• **Information supplied**:
╔══

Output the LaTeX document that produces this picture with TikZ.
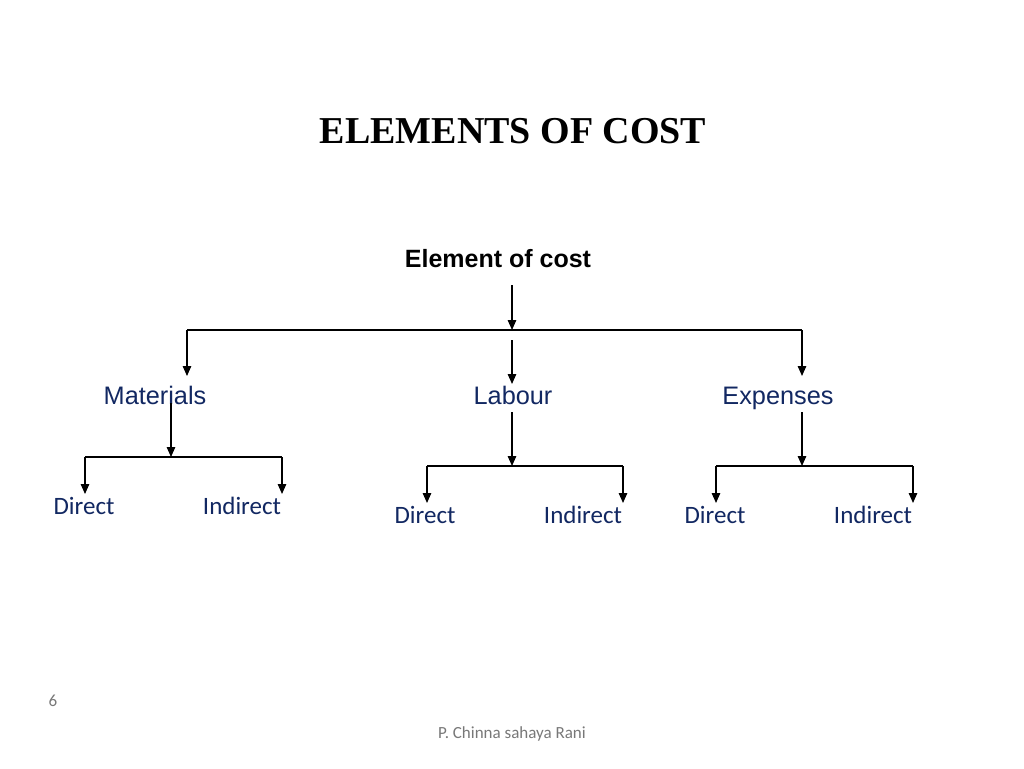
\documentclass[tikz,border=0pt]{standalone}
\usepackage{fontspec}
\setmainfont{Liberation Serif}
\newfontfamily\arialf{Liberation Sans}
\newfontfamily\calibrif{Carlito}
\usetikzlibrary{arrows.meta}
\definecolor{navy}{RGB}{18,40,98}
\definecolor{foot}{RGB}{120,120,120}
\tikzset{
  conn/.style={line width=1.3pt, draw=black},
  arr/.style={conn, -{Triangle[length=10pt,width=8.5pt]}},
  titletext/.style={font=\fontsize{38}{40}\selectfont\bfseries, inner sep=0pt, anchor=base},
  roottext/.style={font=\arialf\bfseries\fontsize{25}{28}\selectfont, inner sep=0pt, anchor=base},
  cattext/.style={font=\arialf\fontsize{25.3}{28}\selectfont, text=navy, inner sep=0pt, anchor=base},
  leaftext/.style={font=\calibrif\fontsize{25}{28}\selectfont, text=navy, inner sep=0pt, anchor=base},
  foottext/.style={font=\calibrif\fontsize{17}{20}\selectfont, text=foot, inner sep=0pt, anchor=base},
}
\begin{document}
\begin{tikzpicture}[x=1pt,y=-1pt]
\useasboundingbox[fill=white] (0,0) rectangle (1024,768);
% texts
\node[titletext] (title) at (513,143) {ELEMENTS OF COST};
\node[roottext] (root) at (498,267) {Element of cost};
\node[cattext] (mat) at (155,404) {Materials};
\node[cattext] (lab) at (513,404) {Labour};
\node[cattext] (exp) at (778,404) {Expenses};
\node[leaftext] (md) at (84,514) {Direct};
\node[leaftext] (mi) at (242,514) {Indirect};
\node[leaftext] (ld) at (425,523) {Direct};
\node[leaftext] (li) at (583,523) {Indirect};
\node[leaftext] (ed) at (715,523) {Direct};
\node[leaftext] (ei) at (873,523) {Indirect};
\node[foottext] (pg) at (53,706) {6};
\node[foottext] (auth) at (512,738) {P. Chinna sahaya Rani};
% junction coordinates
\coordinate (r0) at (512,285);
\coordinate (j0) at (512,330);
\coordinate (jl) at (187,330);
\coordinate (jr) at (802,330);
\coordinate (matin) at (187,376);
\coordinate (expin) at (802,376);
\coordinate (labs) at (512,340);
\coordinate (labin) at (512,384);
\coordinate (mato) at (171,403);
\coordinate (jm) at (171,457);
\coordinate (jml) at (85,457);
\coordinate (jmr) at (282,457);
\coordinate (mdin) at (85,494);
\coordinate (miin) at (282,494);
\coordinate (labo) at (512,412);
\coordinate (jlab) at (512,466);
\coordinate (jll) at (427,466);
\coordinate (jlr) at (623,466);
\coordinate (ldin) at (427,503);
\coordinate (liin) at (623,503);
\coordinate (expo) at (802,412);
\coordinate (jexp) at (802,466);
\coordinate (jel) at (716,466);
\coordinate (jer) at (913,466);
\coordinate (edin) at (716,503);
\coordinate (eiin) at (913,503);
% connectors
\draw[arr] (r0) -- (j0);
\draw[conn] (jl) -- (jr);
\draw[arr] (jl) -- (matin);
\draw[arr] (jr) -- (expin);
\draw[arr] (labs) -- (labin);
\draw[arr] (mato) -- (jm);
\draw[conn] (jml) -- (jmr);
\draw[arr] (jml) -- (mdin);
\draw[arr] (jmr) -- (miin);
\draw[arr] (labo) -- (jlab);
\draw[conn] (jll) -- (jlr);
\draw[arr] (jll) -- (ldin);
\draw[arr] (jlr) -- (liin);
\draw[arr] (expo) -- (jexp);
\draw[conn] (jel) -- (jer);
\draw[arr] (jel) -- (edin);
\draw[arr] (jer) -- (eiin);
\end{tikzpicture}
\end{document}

╚══

Print each line of the material above exactly, with the pictures removed from your copy.

Output the LaTeX document that produces this picture with TikZ.
\documentclass[tikz,border=0pt]{standalone}
\usepackage{fontspec}
\setmainfont{Liberation Serif}
\newfontfamily\arialf{Liberation Sans}
\newfontfamily\calibrif{Carlito}
\usetikzlibrary{arrows.meta}
\definecolor{navy}{RGB}{18,40,98}
\definecolor{foot}{RGB}{120,120,120}
\tikzset{
  conn/.style={line width=1.3pt, draw=black},
  arr/.style={conn, -{Triangle[length=10pt,width=8.5pt]}},
  titletext/.style={font=\fontsize{38}{40}\selectfont\bfseries, inner sep=0pt, anchor=base},
  roottext/.style={font=\arialf\bfseries\fontsize{25}{28}\selectfont, inner sep=0pt, anchor=base},
  cattext/.style={font=\arialf\fontsize{25.3}{28}\selectfont, text=navy, inner sep=0pt, anchor=base},
  leaftext/.style={font=\calibrif\fontsize{25}{28}\selectfont, text=navy, inner sep=0pt, anchor=base},
  foottext/.style={font=\calibrif\fontsize{17}{20}\selectfont, text=foot, inner sep=0pt, anchor=base},
}
\begin{document}
\begin{tikzpicture}[x=1pt,y=-1pt]
\useasboundingbox[fill=white] (0,0) rectangle (1024,768);
% texts
\node[titletext] (title) at (513,143) {ELEMENTS OF COST};
\node[roottext] (root) at (498,267) {Element of cost};
\node[cattext] (mat) at (155,404) {Materials};
\node[cattext] (lab) at (513,404) {Labour};
\node[cattext] (exp) at (778,404) {Expenses};
\node[leaftext] (md) at (84,514) {Direct};
\node[leaftext] (mi) at (242,514) {Indirect};
\node[leaftext] (ld) at (425,523) {Direct};
\node[leaftext] (li) at (583,523) {Indirect};
\node[leaftext] (ed) at (715,523) {Direct};
\node[leaftext] (ei) at (873,523) {Indirect};
\node[foottext] (pg) at (53,706) {6};
\node[foottext] (auth) at (512,738) {P. Chinna sahaya Rani};
% junction coordinates
\coordinate (r0) at (512,285);
\coordinate (j0) at (512,330);
\coordinate (jl) at (187,330);
\coordinate (jr) at (802,330);
\coordinate (matin) at (187,376);
\coordinate (expin) at (802,376);
\coordinate (labs) at (512,340);
\coordinate (labin) at (512,384);
\coordinate (mato) at (171,403);
\coordinate (jm) at (171,457);
\coordinate (jml) at (85,457);
\coordinate (jmr) at (282,457);
\coordinate (mdin) at (85,494);
\coordinate (miin) at (282,494);
\coordinate (labo) at (512,412);
\coordinate (jlab) at (512,466);
\coordinate (jll) at (427,466);
\coordinate (jlr) at (623,466);
\coordinate (ldin) at (427,503);
\coordinate (liin) at (623,503);
\coordinate (expo) at (802,412);
\coordinate (jexp) at (802,466);
\coordinate (jel) at (716,466);
\coordinate (jer) at (913,466);
\coordinate (edin) at (716,503);
\coordinate (eiin) at (913,503);
% connectors
\draw[arr] (r0) -- (j0);
\draw[conn] (jl) -- (jr);
\draw[arr] (jl) -- (matin);
\draw[arr] (jr) -- (expin);
\draw[arr] (labs) -- (labin);
\draw[arr] (mato) -- (jm);
\draw[conn] (jml) -- (jmr);
\draw[arr] (jml) -- (mdin);
\draw[arr] (jmr) -- (miin);
\draw[arr] (labo) -- (jlab);
\draw[conn] (jll) -- (jlr);
\draw[arr] (jll) -- (ldin);
\draw[arr] (jlr) -- (liin);
\draw[arr] (expo) -- (jexp);
\draw[conn] (jel) -- (jer);
\draw[arr] (jel) -- (edin);
\draw[arr] (jer) -- (eiin);
\end{tikzpicture}
\end{document}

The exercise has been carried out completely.